───── Dataset extract

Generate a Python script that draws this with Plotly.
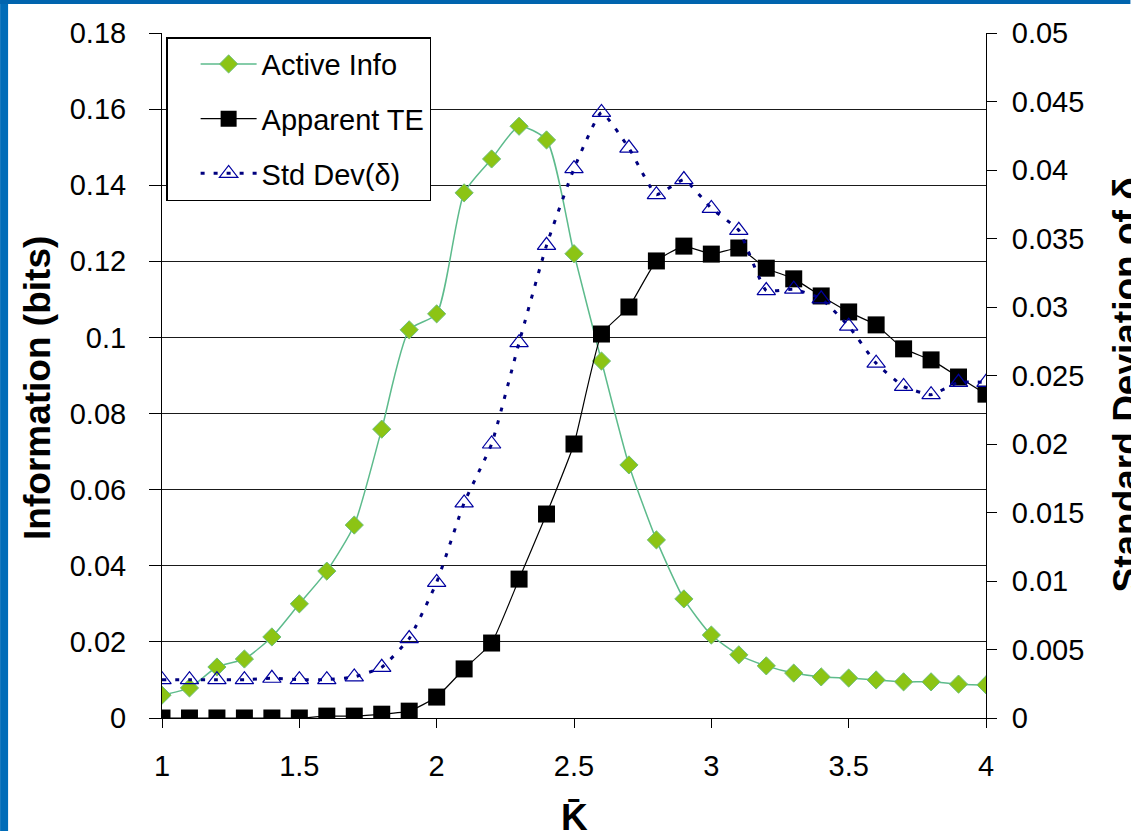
import plotly.graph_objects as go

k_values = [1.0, 1.1, 1.2, 1.3, 1.4, 1.5, 1.6, 1.7, 1.8, 1.9, 2.0, 2.1, 2.2, 2.3, 2.4, 2.5,
            2.6, 2.7, 2.8, 2.9, 3.0, 3.1, 3.2, 3.3, 3.4, 3.5, 3.6, 3.7, 3.8, 3.9, 4.0]

active_info = [0.0060, 0.0079, 0.0134, 0.0155, 0.0213, 0.0300, 0.0386, 0.0507, 0.0759, 0.1020,
               0.1062, 0.1380, 0.1469, 0.1555, 0.1519, 0.1220, 0.0938, 0.0665, 0.0468, 0.0313,
               0.0218, 0.0166, 0.0137, 0.0118, 0.0108, 0.0105, 0.0100, 0.0095, 0.0095, 0.0089,
               0.0087]

apparent_te = [0.0, 0.0, 0.0, 0.0, 0.0, 0.0, 0.0005, 0.0005, 0.0010, 0.0018,
               0.0055, 0.0129, 0.0197, 0.0365, 0.0536, 0.0720, 0.1009, 0.1080, 0.1201, 0.1240,
               0.1219, 0.1235, 0.1182, 0.1154, 0.1109, 0.1067, 0.1033, 0.0970, 0.0941, 0.0896,
               0.0851]

std_dev = [0.0028, 0.0028, 0.0028, 0.0028, 0.0029, 0.0028, 0.0028, 0.0030, 0.0037, 0.0058,
           0.0099, 0.0157, 0.0200, 0.0274, 0.0345, 0.0401, 0.0442, 0.0416, 0.0382, 0.0393,
           0.0372, 0.0356, 0.0312, 0.0313, 0.0306, 0.0286, 0.0259, 0.0242, 0.0236, 0.0245,
           0.0245]

x_tick_vals = [1, 1.5, 2, 2.5, 3, 3.5, 4]
x_tick_text = ["1", "1.5", "2", "2.5", "3", "3.5", "4"]
y_tick_vals = [0, 0.02, 0.04, 0.06, 0.08, 0.10, 0.12, 0.14, 0.16, 0.18]
y_tick_text = ["0", "0.02", "0.04", "0.06", "0.08", "0.1", "0.12", "0.14", "0.16", "0.18"]
y2_tick_vals = [0, 0.005, 0.01, 0.015, 0.02, 0.025, 0.03, 0.035, 0.04, 0.045, 0.05]
y2_tick_text = ["0", "0.005", "0.01", "0.015", "0.02", "0.025", "0.03", "0.035", "0.04", "0.045", "0.05"]

FONT = "Arial, Liberation Sans, sans-serif"
PW = 824.5   # plot width in px
PH = 685.0   # plot height in px
L, T, B = 162, 33, 113

fig = go.Figure()

fig.add_trace(go.Scatter(
    x=k_values, y=active_info, name="Active Info", mode="lines+markers",
    line=dict(color="#5dbb8c", width=1.5, shape="spline", smoothing=0.6),
    marker=dict(symbol="diamond", size=14, color="#8cc414",
                line=dict(color="#6cbf7c", width=1)),
    legendgroup="a", yaxis="y"))

fig.add_trace(go.Scatter(
    x=k_values, y=apparent_te, name="Apparent TE", mode="lines+markers",
    line=dict(color="#000000", width=1.2, shape="spline", smoothing=0.4),
    marker=dict(symbol="square", size=17, color="#000000"),
    legendgroup="b", yaxis="y"))

fig.add_trace(go.Scatter(
    x=k_values, y=std_dev, name="Std Dev(δ)", mode="lines+markers",
    line=dict(color="#00007f", width=3, dash="4px,9px", shape="spline", smoothing=0.4),
    marker=dict(symbol="triangle-up-open", size=16, color="#0000a0",
                line=dict(color="#0000a0", width=1.2)),
    legendgroup="c", yaxis="y2"))

fig.update_layout(
    width=1131, height=831,
    margin=dict(l=L, r=1131 - L - PW, t=T, b=B, pad=0),
    paper_bgcolor="white", plot_bgcolor="white",
    font=dict(family=FONT, size=29, color="#000000"),
    showlegend=True,
    legend=dict(x=0.005, y=0.994, xanchor="left", yanchor="top",
                bordercolor="#000000", borderwidth=1.5, bgcolor="white",
                font=dict(family=FONT, size=29), tracegroupgap=14,
                itemwidth=56, indentation=28),
    xaxis=dict(range=[1, 4], tickvals=x_tick_vals, ticktext=x_tick_text,
               showgrid=False, zeroline=False, showline=True, linecolor="#000000",
               linewidth=1, ticks="outside", ticklen=9, tickcolor="#000000",
               ticklabelstandoff=13, tickfont=dict(size=29)),
    yaxis=dict(range=[0, 0.18], tickvals=y_tick_vals, ticktext=y_tick_text,
               showgrid=True, gridcolor="#1a1a1a", gridwidth=1, zeroline=False,
               showline=True, linecolor="#000000", linewidth=1,
               ticks="outside", ticklen=12, tickcolor="#000000",
               ticklabelstandoff=17, tickfont=dict(size=29)),
    yaxis2=dict(range=[0, 0.05], tickvals=y2_tick_vals, ticktext=y2_tick_text,
                overlaying="y", side="right", showgrid=False, zeroline=False,
                showline=True, linecolor="#000000", linewidth=1,
                ticks="outside", ticklen=10, tickcolor="#000000",
                ticklabelstandoff=9, tickfont=dict(size=29)),
    yaxis3=dict(range=[0, 0.18], tickvals=y_tick_vals, overlaying="y", side="left",
                anchor="x", showgrid=False, zeroline=False, showline=False,
                ticks="inside", ticklen=4, tickcolor="#000000", showticklabels=False),
    yaxis4=dict(range=[0, 0.05], tickvals=y2_tick_vals, overlaying="y", side="right",
                anchor="x", showgrid=False, zeroline=False, showline=False,
                ticks="inside", ticklen=10, tickcolor="#000000", showticklabels=False),
    annotations=[
        dict(text="<b>Information (bits)</b>", textangle=-90, showarrow=False,
             xref="paper", yref="paper", x=(38 - L) / PW, y=0.482,
             xanchor="center", yanchor="middle", font=dict(family=FONT, size=37)),
        dict(text="<b>Standard Deviation of δ</b>", textangle=-90, showarrow=False,
             xref="paper", yref="paper", x=(1127 - L) / PW, y=0.486,
             xanchor="center", yanchor="middle", font=dict(family=FONT, size=37)),
        dict(text="<b>K\u0304</b>", showarrow=False,
             xref="paper", yref="paper", x=0.501, y=(718 - 817) / PH,
             xanchor="center", yanchor="middle", font=dict(family=FONT, size=37)),
    ],
    shapes=[
        dict(type="rect", xref="paper", yref="paper",
             x0=-L / PW, x1=(8 - L) / PW, y0=-B / PH, y1=718 / PH,
             fillcolor="#006cb8", line=dict(width=0), layer="above"),
        dict(type="rect", xref="paper", yref="paper",
             x0=-L / PW, x1=(1131 - L) / PW, y0=(718 - 4) / PH, y1=718 / PH,
             fillcolor="#0064ae", line=dict(width=0), layer="above"),
    ],
)

fig.write_html("out.html", config={"displayModeBar": False},
               post_script="document.body.style.margin='0';document.body.style.overflow='hidden';")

──────────

What you are asked to do
Repeat verbatim all the material, but not the pictures.

The result
Generate a Python script that draws this with Plotly.
import plotly.graph_objects as go

k_values = [1.0, 1.1, 1.2, 1.3, 1.4, 1.5, 1.6, 1.7, 1.8, 1.9, 2.0, 2.1, 2.2, 2.3, 2.4, 2.5,
            2.6, 2.7, 2.8, 2.9, 3.0, 3.1, 3.2, 3.3, 3.4, 3.5, 3.6, 3.7, 3.8, 3.9, 4.0]

active_info = [0.0060, 0.0079, 0.0134, 0.0155, 0.0213, 0.0300, 0.0386, 0.0507, 0.0759, 0.1020,
               0.1062, 0.1380, 0.1469, 0.1555, 0.1519, 0.1220, 0.0938, 0.0665, 0.0468, 0.0313,
               0.0218, 0.0166, 0.0137, 0.0118, 0.0108, 0.0105, 0.0100, 0.0095, 0.0095, 0.0089,
               0.0087]

apparent_te = [0.0, 0.0, 0.0, 0.0, 0.0, 0.0, 0.0005, 0.0005, 0.0010, 0.0018,
               0.0055, 0.0129, 0.0197, 0.0365, 0.0536, 0.0720, 0.1009, 0.1080, 0.1201, 0.1240,
               0.1219, 0.1235, 0.1182, 0.1154, 0.1109, 0.1067, 0.1033, 0.0970, 0.0941, 0.0896,
               0.0851]

std_dev = [0.0028, 0.0028, 0.0028, 0.0028, 0.0029, 0.0028, 0.0028, 0.0030, 0.0037, 0.0058,
           0.0099, 0.0157, 0.0200, 0.0274, 0.0345, 0.0401, 0.0442, 0.0416, 0.0382, 0.0393,
           0.0372, 0.0356, 0.0312, 0.0313, 0.0306, 0.0286, 0.0259, 0.0242, 0.0236, 0.0245,
           0.0245]

x_tick_vals = [1, 1.5, 2, 2.5, 3, 3.5, 4]
x_tick_text = ["1", "1.5", "2", "2.5", "3", "3.5", "4"]
y_tick_vals = [0, 0.02, 0.04, 0.06, 0.08, 0.10, 0.12, 0.14, 0.16, 0.18]
y_tick_text = ["0", "0.02", "0.04", "0.06", "0.08", "0.1", "0.12", "0.14", "0.16", "0.18"]
y2_tick_vals = [0, 0.005, 0.01, 0.015, 0.02, 0.025, 0.03, 0.035, 0.04, 0.045, 0.05]
y2_tick_text = ["0", "0.005", "0.01", "0.015", "0.02", "0.025", "0.03", "0.035", "0.04", "0.045", "0.05"]

FONT = "Arial, Liberation Sans, sans-serif"
PW = 824.5   # plot width in px
PH = 685.0   # plot height in px
L, T, B = 162, 33, 113

fig = go.Figure()

fig.add_trace(go.Scatter(
    x=k_values, y=active_info, name="Active Info", mode="lines+markers",
    line=dict(color="#5dbb8c", width=1.5, shape="spline", smoothing=0.6),
    marker=dict(symbol="diamond", size=14, color="#8cc414",
                line=dict(color="#6cbf7c", width=1)),
    legendgroup="a", yaxis="y"))

fig.add_trace(go.Scatter(
    x=k_values, y=apparent_te, name="Apparent TE", mode="lines+markers",
    line=dict(color="#000000", width=1.2, shape="spline", smoothing=0.4),
    marker=dict(symbol="square", size=17, color="#000000"),
    legendgroup="b", yaxis="y"))

fig.add_trace(go.Scatter(
    x=k_values, y=std_dev, name="Std Dev(δ)", mode="lines+markers",
    line=dict(color="#00007f", width=3, dash="4px,9px", shape="spline", smoothing=0.4),
    marker=dict(symbol="triangle-up-open", size=16, color="#0000a0",
                line=dict(color="#0000a0", width=1.2)),
    legendgroup="c", yaxis="y2"))

fig.update_layout(
    width=1131, height=831,
    margin=dict(l=L, r=1131 - L - PW, t=T, b=B, pad=0),
    paper_bgcolor="white", plot_bgcolor="white",
    font=dict(family=FONT, size=29, color="#000000"),
    showlegend=True,
    legend=dict(x=0.005, y=0.994, xanchor="left", yanchor="top",
                bordercolor="#000000", borderwidth=1.5, bgcolor="white",
                font=dict(family=FONT, size=29), tracegroupgap=14,
                itemwidth=56, indentation=28),
    xaxis=dict(range=[1, 4], tickvals=x_tick_vals, ticktext=x_tick_text,
               showgrid=False, zeroline=False, showline=True, linecolor="#000000",
               linewidth=1, ticks="outside", ticklen=9, tickcolor="#000000",
               ticklabelstandoff=13, tickfont=dict(size=29)),
    yaxis=dict(range=[0, 0.18], tickvals=y_tick_vals, ticktext=y_tick_text,
               showgrid=True, gridcolor="#1a1a1a", gridwidth=1, zeroline=False,
               showline=True, linecolor="#000000", linewidth=1,
               ticks="outside", ticklen=12, tickcolor="#000000",
               ticklabelstandoff=17, tickfont=dict(size=29)),
    yaxis2=dict(range=[0, 0.05], tickvals=y2_tick_vals, ticktext=y2_tick_text,
                overlaying="y", side="right", showgrid=False, zeroline=False,
                showline=True, linecolor="#000000", linewidth=1,
                ticks="outside", ticklen=10, tickcolor="#000000",
                ticklabelstandoff=9, tickfont=dict(size=29)),
    yaxis3=dict(range=[0, 0.18], tickvals=y_tick_vals, overlaying="y", side="left",
                anchor="x", showgrid=False, zeroline=False, showline=False,
                ticks="inside", ticklen=4, tickcolor="#000000", showticklabels=False),
    yaxis4=dict(range=[0, 0.05], tickvals=y2_tick_vals, overlaying="y", side="right",
                anchor="x", showgrid=False, zeroline=False, showline=False,
                ticks="inside", ticklen=10, tickcolor="#000000", showticklabels=False),
    annotations=[
        dict(text="<b>Information (bits)</b>", textangle=-90, showarrow=False,
             xref="paper", yref="paper", x=(38 - L) / PW, y=0.482,
             xanchor="center", yanchor="middle", font=dict(family=FONT, size=37)),
        dict(text="<b>Standard Deviation of δ</b>", textangle=-90, showarrow=False,
             xref="paper", yref="paper", x=(1127 - L) / PW, y=0.486,
             xanchor="center", yanchor="middle", font=dict(family=FONT, size=37)),
        dict(text="<b>K\u0304</b>", showarrow=False,
             xref="paper", yref="paper", x=0.501, y=(718 - 817) / PH,
             xanchor="center", yanchor="middle", font=dict(family=FONT, size=37)),
    ],
    shapes=[
        dict(type="rect", xref="paper", yref="paper",
             x0=-L / PW, x1=(8 - L) / PW, y0=-B / PH, y1=718 / PH,
             fillcolor="#006cb8", line=dict(width=0), layer="above"),
        dict(type="rect", xref="paper", yref="paper",
             x0=-L / PW, x1=(1131 - L) / PW, y0=(718 - 4) / PH, y1=718 / PH,
             fillcolor="#0064ae", line=dict(width=0), layer="above"),
    ],
)

fig.write_html("out.html", config={"displayModeBar": False},
               post_script="document.body.style.margin='0';document.body.style.overflow='hidden';")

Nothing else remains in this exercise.